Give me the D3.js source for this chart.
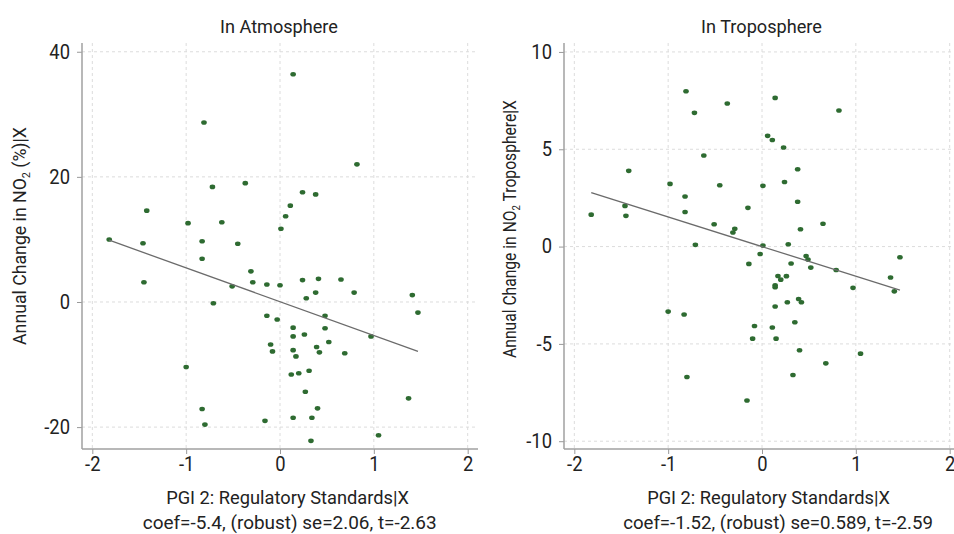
<!DOCTYPE html>
<html><head><meta charset="utf-8">
<script src="https://cdn.jsdelivr.net/npm/d3@7"></script>
<style>body{margin:0;background:#fff;} text{font-family:Roboto,"Liberation Sans",sans-serif;fill:#222;}</style>
</head><body><svg id="c" width="954" height="534"></svg>
<script>
const xTicks = [-2, -1, 0, 1, 2];
const atmYTicks = [-20, 0, 20, 40];
const tropYTicks = [-10, -5, 0, 5, 10];

const atmX = [-0.81,-0.72,-0.37,-1.42,-0.98,-0.62,0.14,0.82,0.24,0.38,0.11,0.06,0.01,
  -1.82,-1.46,-0.83,-0.45,-0.83,-1.45,-0.31,-0.29,-0.51,-0.14,0.0,-0.71,-0.14,-0.03,-0.10,-0.08,-1.0,-0.83,-0.80,-0.16,
  0.24,0.41,0.65,0.79,0.38,0.28,1.41,1.47,0.48,0.14,0.48,0.14,0.26,0.97,0.52,0.14,0.17,0.39,0.42,0.69,0.12,0.20,0.31,0.27,1.37,0.40,0.14,0.34,1.05,0.33];
const atmY = [28.7,18.4,19.0,14.6,12.6,12.75,36.4,22.0,17.55,17.2,15.4,13.7,11.7,
  10.0,9.4,9.7,9.3,6.9,3.15,4.9,3.15,2.5,2.8,2.67,-0.2,-2.2,-2.8,-6.8,-7.9,-10.4,-17.1,-19.6,-19.0,
  3.5,3.7,3.6,1.5,1.5,0.6,1.1,-1.7,-2.2,-4.1,-4.2,-5.5,-5.2,-5.5,-6.4,-7.7,-8.7,-7.2,-8.05,-8.2,-11.6,-11.4,-11.0,-14.35,-15.4,-17.0,-18.5,-18.5,-21.3,-22.2];

const tropX = [-0.81,-0.37,-0.72,-0.62,-1.42,-0.98,-0.45,-0.82,-1.46,-0.82,-1.82,-1.45,-0.15,-0.51,-0.29,-0.31,-0.71,
  0.14,0.82,0.06,0.11,0.23,0.38,0.01,0.24,0.38,0.65,0.41,0.28,0.01,
  -0.02,-0.14,-1.0,-0.83,-0.08,-0.10,-0.80,-0.16,
  0.47,0.49,0.31,1.47,0.52,0.79,1.37,1.41,0.97,0.17,0.26,0.20,0.14,0.14,0.27,0.39,0.42,0.14,0.35,0.11,0.15,0.40,1.05,0.68,0.33];
const tropY = [7.98,7.35,6.87,4.68,3.89,3.22,3.15,2.57,2.09,1.78,1.64,1.58,1.99,1.15,0.92,0.72,0.09,
  7.64,6.99,5.69,5.48,5.09,3.97,3.12,3.32,2.30,1.17,0.89,0.12,0.05,
  -0.38,-0.89,-3.34,-3.49,-4.08,-4.73,-6.70,-7.91,
  -0.48,-0.67,-0.87,-0.55,-1.08,-1.2,-1.59,-2.3,-2.12,-1.51,-1.52,-1.70,-1.99,-2.09,-2.86,-2.69,-2.86,-3.08,-3.89,-4.16,-4.73,-5.33,-5.5,-6.0,-6.6];

const fitAtm = {slope: -5.4, intercept: 0.05};
const fitTrop = {slope: -1.52, intercept: 0.0};

const titles = ["In Atmosphere", "In Troposphere"];
const xLabel = "PGI 2: Regulatory Standards|X";
const notes = ["coef=-5.4, (robust) se=2.06, t=-2.63", "coef=-1.52, (robust) se=0.589, t=-2.59"];

const svg = d3.select("#c");
const fmt = d => String(d); // plain hyphen-minus like the reference

// place text centered at (cx,cy) with rotation, horizontally scaled to width w
function placeText(parent, cx, cy, rot, size, w, build) {
  const g = parent.append("g").attr("transform", `translate(${cx},${cy}) rotate(${rot})`);
  const t = g.append("text").attr("text-anchor", "middle").attr("font-size", size);
  build(t);
  const bw = t.node().getComputedTextLength ? t.node().getBBox().width : w;
  if (bw > 0) t.attr("transform", `scale(${w / bw},1)`);
  return t;
}

const panels = [
  {x0:82, x1:478, xd:[-2.11,2.11], yd:[-23.5,41.4], yTicks:atmYTicks, xs:atmX, ys:atmY, fit:fitAtm,
   title:titles[0], note:notes[0], yLab:["Annual Change in NO","2"," (%)|X"],
   tPos:[279,118], xlPos:[287.5,243], nPos:[289.7,294], ylPos:[20,236,218]},
  {x0:564, x1:960, xd:[-2.11,2.11], yd:[-10.4,10.46], yTicks:tropYTicks, xs:tropX, ys:tropY, fit:fitTrop,
   title:titles[1], note:notes[1], yLab:["Annual Change in NO","2"," Troposphere|X"],
   tPos:[761.5,121], xlPos:[768.5,243], nPos:[778,310], ylPos:[510,229,258]}
];
const yTop = 43, yBot = 449;

panels.forEach(p => {
  const x = d3.scaleLinear().domain(p.xd).range([p.x0, p.x1]);
  const y = d3.scaleLinear().domain(p.yd).range([yBot, yTop]);
  const g = svg.append("g");
  g.selectAll(".gx").data(xTicks).join("line")
    .attr("x1", d=>x(d)).attr("x2", d=>x(d)).attr("y1", yTop).attr("y2", yBot)
    .attr("stroke", "#dcdcdc").attr("stroke-width", 1).attr("stroke-dasharray", "3,3");
  g.selectAll(".gy").data(p.yTicks).join("line")
    .attr("x1", p.x0).attr("x2", p.x1).attr("y1", d=>y(d)).attr("y2", d=>y(d))
    .attr("stroke", "#dcdcdc").attr("stroke-width", 1).attr("stroke-dasharray", "3,3");
  const ax = g.append("g").attr("transform", `translate(0,${yBot})`)
    .call(d3.axisBottom(x).tickValues(xTicks).tickSize(5).tickPadding(3).tickFormat(fmt));
  const ay = g.append("g").attr("transform", `translate(${p.x0},0)`)
    .call(d3.axisLeft(y).tickValues(p.yTicks).tickSize(5).tickPadding(7).tickFormat(fmt));
  [ax, ay].forEach(a => {
    a.select(".domain").remove();
    a.selectAll(".tick line").attr("stroke", "#999");
    a.selectAll(".tick text").attr("font-size", 20).attr("fill", "#222")
      .style("font-family","Roboto").attr("transform", "scale(0.92,1)");
  });
  // compensate scale for tick text positions
  ay.selectAll(".tick text").attr("x", -12/0.92);
  ax.selectAll(".tick text").attr("x", 0);
  g.append("line").attr("x1", p.x0).attr("x2", p.x0).attr("y1", yTop).attr("y2", yBot).attr("stroke", "#a0a0a0").attr("stroke-width", 1.5);
  g.append("line").attr("x1", p.x0).attr("x2", p.x1).attr("y1", yBot).attr("y2", yBot).attr("stroke", "#a0a0a0").attr("stroke-width", 1.5);
  const pts = p.xs.map((v,i)=>[v, p.ys[i]]);
  g.selectAll(".pt").data(pts).join("ellipse")
    .attr("cx", d=>x(d[0])).attr("cy", d=>y(d[1])).attr("rx", 2.8).attr("ry", 2.3)
    .attr("fill", "#2e6b31");
  const ext = d3.extent(p.xs);
  g.append("line")
    .attr("x1", x(ext[0])).attr("y1", y(p.fit.intercept + p.fit.slope*ext[0]))
    .attr("x2", x(ext[1])).attr("y2", y(p.fit.intercept + p.fit.slope*ext[1]))
    .attr("stroke", "#6b6b6b").attr("stroke-width", 1.3);
  placeText(g, p.tPos[0], 33, 0, 18, p.tPos[1], t => t.text(p.title));
  placeText(g, p.xlPos[0], 504, 0, 19, p.xlPos[1], t => t.text(xLabel));
  placeText(g, p.nPos[0], 529, 0, 19, p.nPos[1], t => t.text(p.note));
  placeText(g, p.ylPos[0] + 6, p.ylPos[1], -90, 18, p.ylPos[2], t => {
    t.append("tspan").text(p.yLab[0]);
    t.append("tspan").attr("font-size", 11).attr("dy", 4).text(p.yLab[1]);
    t.append("tspan").attr("dy", -4).text(p.yLab[2]);
  });
});
</script></body></html>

_Task description_. Write out again exactly the lines from the start of the data above through the line containing "const tropYTicks = [-10, -5, 0, 5, 10];", inclusive, excluding any pictures.

_Solution_.
Give me the D3.js source for this chart.
<!DOCTYPE html>
<html><head><meta charset="utf-8">
<script src="https://cdn.jsdelivr.net/npm/d3@7"></script>
<style>body{margin:0;background:#fff;} text{font-family:Roboto,"Liberation Sans",sans-serif;fill:#222;}</style>
</head><body><svg id="c" width="954" height="534"></svg>
<script>
const xTicks = [-2, -1, 0, 1, 2];
const atmYTicks = [-20, 0, 20, 40];
const tropYTicks = [-10, -5, 0, 5, 10];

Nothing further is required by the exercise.